## What is being asked
Copy out all the lines exactly. Omit pictures.

>> START Stored data

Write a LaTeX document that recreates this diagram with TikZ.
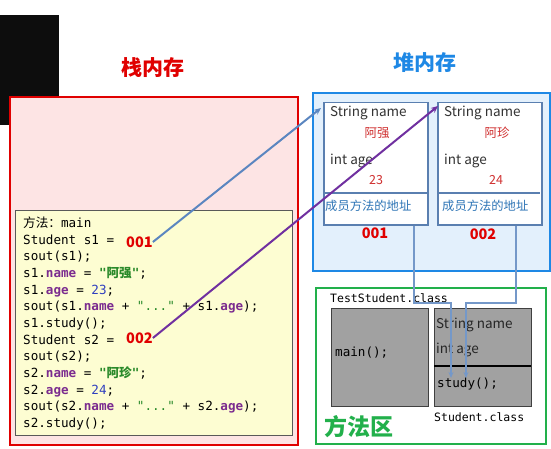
\documentclass[tikz,border=0pt]{standalone}
\usepackage{fontspec}
\setmainfont{Noto Sans CJK SC}
\setmonofont{DejaVu Sans Mono}
\newfontfamily\cjk{Noto Sans CJK SC}
\usepackage{xcolor}
\usetikzlibrary{arrows.meta,positioning,calc}

\definecolor{stackred}{HTML}{E00000}
\definecolor{stackfill}{HTML}{FDE4E4}
\definecolor{codefill}{HTML}{FDFDD2}
\definecolor{heapblue}{HTML}{1E88E5}
\definecolor{heapfill}{HTML}{E3F0FC}
\definecolor{objline}{HTML}{5A7FB0}
\definecolor{areagreen}{HTML}{22B04B}
\definecolor{linkblue}{HTML}{5B86C0}
\definecolor{linkpurple}{HTML}{7030A0}
\definecolor{kwpurple}{HTML}{7B2C8F}
\definecolor{strgreen}{HTML}{2A8A2A}
\definecolor{numblue}{HTML}{2F3FBF}
\definecolor{valred}{HTML}{D03030}
\definecolor{addrblue}{HTML}{2E75B6}

\newcommand\kw[1]{\textcolor{kwpurple}{\textbf{#1}}}
\newcommand\str[1]{\textcolor{strgreen}{\textbf{#1}}}
\newcommand\num[1]{\textcolor{numblue}{#1}}

\tikzset{
  codeline/.style={anchor=base west,inner sep=0pt,font=\ttfamily\fontsize{12.6}{15}\selectfont},
  monotext/.style={anchor=west,inner sep=0pt,font=\ttfamily\fontsize{11.5}{14}\selectfont},
  addr/.style={text=stackred,inner sep=0pt,font=\bfseries\fontsize{14.5}{16}\selectfont},
  title/.style={inner sep=0pt,font=\bfseries\fontsize{21}{24}\selectfont},
  objbox/.style={draw=objline,line width=1.5pt,fill=white,anchor=north west,
    minimum width=104,minimum height=122,inner sep=0pt},
  field/.style={anchor=west,inner sep=0pt,text=black!80,font=\fontsize{13.5}{16}\selectfont},
  value/.style={inner sep=0pt,text=valred,font=\fontsize{12.5}{14}\selectfont},
  method/.style={anchor=west,inner sep=0pt,text=addrblue,font=\fontsize{12.3}{14}\selectfont},
  classbox/.style={draw=black!75,line width=1pt,fill=black!37,anchor=north west,
    minimum width=97,minimum height=98,inner sep=0pt},
  link/.style={line width=2pt,-{Stealth[length=7pt,width=6pt]}},
  pointer/.style={line width=2pt,draw=linkblue!85,-{Stealth[length=6pt,width=5pt]}}
}

\begin{document}
\begin{tikzpicture}[x=1pt,y=-1pt]
  \useasboundingbox (0,0) rectangle (551,449);
  % stack
  \fill[black!95] (0,15) rectangle (59,125);
  \node[title,text=stackred] (stackTitle) at (153,68) {栈内存};
  \draw[stackred,line width=2.5pt,fill=stackfill] (10,97) rectangle (298,445);
  \draw[black!65,line width=1pt,fill=codefill] (15,210) rectangle (292,435);
  \foreach \ln [count=\i from 0] in {
      {{\cjk 方法：}main},
      {Student s1 =},
      {sout(s1);},
      {s1.\kw{name} = \str{"{\cjk\bfseries 阿强}"};},
      {s1.\kw{age} = \num{23};},
      {sout(s1.\kw{name} + \textcolor{strgreen}{"..."} + s1.\kw{age});},
      {s1.study();},
      {Student s2 =},
      {sout(s2);},
      {s2.\kw{name} = \str{"{\cjk\bfseries 阿珍}"};},
      {s2.\kw{age} = \num{24};},
      {sout(s2.\kw{name} + \textcolor{strgreen}{"..."} + s2.\kw{age});},
      {s2.study();}}
    \node[codeline] (line\i) at (23,{227.5+16.67*\i}) {\ln};
  \node[addr,anchor=west] (refA) at (126,242) {001};
  \node[addr,anchor=west] (refB) at (126,338) {002};

  % heap
  \node[title,text=heapblue] (heapTitle) at (425,63) {堆内存};
  \draw[heapblue,line width=2.5pt,fill=heapfill] (313,93) rectangle (550,271);
  \node[objbox] (objA) at (323,102) {};
  \node[objbox] (objB) at (437,102) {};
  \draw[objline,line width=1.5pt] (323,193) -- (427,193);
  \draw[objline,line width=1.5pt] (437,193) -- (540,193);
  \node[field] (nameA) at (330,113) {String name};
  \node[value] (valNameA) at (377,133) {阿强};
  \node[field] (ageA) at (330,161) {int age};
  \node[value] (valAgeA) at (376,180) {23};
  \node[method] (methA) at (325,206) {成员方法的地址};
  \node[field] (nameB) at (444,113) {String name};
  \node[value] (valNameB) at (497,133) {阿珍};
  \node[field] (ageB) at (444,161) {int age};
  \node[value] (valAgeB) at (496,180) {24};
  \node[method] (methB) at (442,206) {成员方法的地址};
  \node[addr] (addrA) at (375,233) {001};
  \node[addr] (addrB) at (483,234) {002};

  % method area
  \draw[areagreen,line width=2.5pt,fill=white] (316,288) rectangle (546,444);
  \node[monotext] (testClass) at (330,298) {TestStudent.class};
  \node[classbox] (mainBox) at (331,308) {};
  \node[classbox] (stuBox) at (434,308) {};
  \draw[black,line width=2pt] (434,366) -- (531,366);
  \node[monotext,font=\ttfamily\fontsize{12.6}{15}\selectfont] (mainCall) at (335,353) {main();};
  \node[field,text=black!85] (stuName) at (436,325) {String name};
  \node[field,text=black!85] (stuAge) at (436,350) {int age};
  \node[monotext,font=\ttfamily\fontsize{12.6}{15}\selectfont] (study) at (437,384) {study();};
  \node[monotext] (stuClass) at (434,417) {Student.class};
  \node[title,text=areagreen,font=\bfseries\fontsize{23}{26}\selectfont,anchor=west] (areaTitle) at (324,427) {方法区};

  % references
  \draw[link,linkblue] (refA.east) -- ($(objA.north west)+(-2,6)$);
  \draw[link,linkpurple] (refB.east) -- ($(objB.north west)+(1,4)$);
  \coordinate (inA) at (451,378);
  \coordinate (inB) at (466,378);
  \draw[pointer] ($(objA.south west)+(91,0)$) |- (451,303) -- (inA);
  \draw[pointer] ($(objB.south west)+(79,0)$) |- (466,303) -- (inB);
\end{tikzpicture}
\end{document}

>> END Stored data

## Correct response
Write a LaTeX document that recreates this diagram with TikZ.
\documentclass[tikz,border=0pt]{standalone}
\usepackage{fontspec}
\setmainfont{Noto Sans CJK SC}
\setmonofont{DejaVu Sans Mono}
\newfontfamily\cjk{Noto Sans CJK SC}
\usepackage{xcolor}
\usetikzlibrary{arrows.meta,positioning,calc}

\definecolor{stackred}{HTML}{E00000}
\definecolor{stackfill}{HTML}{FDE4E4}
\definecolor{codefill}{HTML}{FDFDD2}
\definecolor{heapblue}{HTML}{1E88E5}
\definecolor{heapfill}{HTML}{E3F0FC}
\definecolor{objline}{HTML}{5A7FB0}
\definecolor{areagreen}{HTML}{22B04B}
\definecolor{linkblue}{HTML}{5B86C0}
\definecolor{linkpurple}{HTML}{7030A0}
\definecolor{kwpurple}{HTML}{7B2C8F}
\definecolor{strgreen}{HTML}{2A8A2A}
\definecolor{numblue}{HTML}{2F3FBF}
\definecolor{valred}{HTML}{D03030}
\definecolor{addrblue}{HTML}{2E75B6}

\newcommand\kw[1]{\textcolor{kwpurple}{\textbf{#1}}}
\newcommand\str[1]{\textcolor{strgreen}{\textbf{#1}}}
\newcommand\num[1]{\textcolor{numblue}{#1}}

\tikzset{
  codeline/.style={anchor=base west,inner sep=0pt,font=\ttfamily\fontsize{12.6}{15}\selectfont},
  monotext/.style={anchor=west,inner sep=0pt,font=\ttfamily\fontsize{11.5}{14}\selectfont},
  addr/.style={text=stackred,inner sep=0pt,font=\bfseries\fontsize{14.5}{16}\selectfont},
  title/.style={inner sep=0pt,font=\bfseries\fontsize{21}{24}\selectfont},
  objbox/.style={draw=objline,line width=1.5pt,fill=white,anchor=north west,
    minimum width=104,minimum height=122,inner sep=0pt},
  field/.style={anchor=west,inner sep=0pt,text=black!80,font=\fontsize{13.5}{16}\selectfont},
  value/.style={inner sep=0pt,text=valred,font=\fontsize{12.5}{14}\selectfont},
  method/.style={anchor=west,inner sep=0pt,text=addrblue,font=\fontsize{12.3}{14}\selectfont},
  classbox/.style={draw=black!75,line width=1pt,fill=black!37,anchor=north west,
    minimum width=97,minimum height=98,inner sep=0pt},
  link/.style={line width=2pt,-{Stealth[length=7pt,width=6pt]}},
  pointer/.style={line width=2pt,draw=linkblue!85,-{Stealth[length=6pt,width=5pt]}}
}

\begin{document}
\begin{tikzpicture}[x=1pt,y=-1pt]
  \useasboundingbox (0,0) rectangle (551,449);
  % stack
  \fill[black!95] (0,15) rectangle (59,125);
  \node[title,text=stackred] (stackTitle) at (153,68) {栈内存};
  \draw[stackred,line width=2.5pt,fill=stackfill] (10,97) rectangle (298,445);
  \draw[black!65,line width=1pt,fill=codefill] (15,210) rectangle (292,435);
  \foreach \ln [count=\i from 0] in {
      {{\cjk 方法：}main},
      {Student s1 =},
      {sout(s1);},
      {s1.\kw{name} = \str{"{\cjk\bfseries 阿强}"};},
      {s1.\kw{age} = \num{23};},
      {sout(s1.\kw{name} + \textcolor{strgreen}{"..."} + s1.\kw{age});},
      {s1.study();},
      {Student s2 =},
      {sout(s2);},
      {s2.\kw{name} = \str{"{\cjk\bfseries 阿珍}"};},
      {s2.\kw{age} = \num{24};},
      {sout(s2.\kw{name} + \textcolor{strgreen}{"..."} + s2.\kw{age});},
      {s2.study();}}
    \node[codeline] (line\i) at (23,{227.5+16.67*\i}) {\ln};
  \node[addr,anchor=west] (refA) at (126,242) {001};
  \node[addr,anchor=west] (refB) at (126,338) {002};

  % heap
  \node[title,text=heapblue] (heapTitle) at (425,63) {堆内存};
  \draw[heapblue,line width=2.5pt,fill=heapfill] (313,93) rectangle (550,271);
  \node[objbox] (objA) at (323,102) {};
  \node[objbox] (objB) at (437,102) {};
  \draw[objline,line width=1.5pt] (323,193) -- (427,193);
  \draw[objline,line width=1.5pt] (437,193) -- (540,193);
  \node[field] (nameA) at (330,113) {String name};
  \node[value] (valNameA) at (377,133) {阿强};
  \node[field] (ageA) at (330,161) {int age};
  \node[value] (valAgeA) at (376,180) {23};
  \node[method] (methA) at (325,206) {成员方法的地址};
  \node[field] (nameB) at (444,113) {String name};
  \node[value] (valNameB) at (497,133) {阿珍};
  \node[field] (ageB) at (444,161) {int age};
  \node[value] (valAgeB) at (496,180) {24};
  \node[method] (methB) at (442,206) {成员方法的地址};
  \node[addr] (addrA) at (375,233) {001};
  \node[addr] (addrB) at (483,234) {002};

  % method area
  \draw[areagreen,line width=2.5pt,fill=white] (316,288) rectangle (546,444);
  \node[monotext] (testClass) at (330,298) {TestStudent.class};
  \node[classbox] (mainBox) at (331,308) {};
  \node[classbox] (stuBox) at (434,308) {};
  \draw[black,line width=2pt] (434,366) -- (531,366);
  \node[monotext,font=\ttfamily\fontsize{12.6}{15}\selectfont] (mainCall) at (335,353) {main();};
  \node[field,text=black!85] (stuName) at (436,325) {String name};
  \node[field,text=black!85] (stuAge) at (436,350) {int age};
  \node[monotext,font=\ttfamily\fontsize{12.6}{15}\selectfont] (study) at (437,384) {study();};
  \node[monotext] (stuClass) at (434,417) {Student.class};
  \node[title,text=areagreen,font=\bfseries\fontsize{23}{26}\selectfont,anchor=west] (areaTitle) at (324,427) {方法区};

  % references
  \draw[link,linkblue] (refA.east) -- ($(objA.north west)+(-2,6)$);
  \draw[link,linkpurple] (refB.east) -- ($(objB.north west)+(1,4)$);
  \coordinate (inA) at (451,378);
  \coordinate (inB) at (466,378);
  \draw[pointer] ($(objA.south west)+(91,0)$) |- (451,303) -- (inA);
  \draw[pointer] ($(objB.south west)+(79,0)$) |- (466,303) -- (inB);
\end{tikzpicture}
\end{document}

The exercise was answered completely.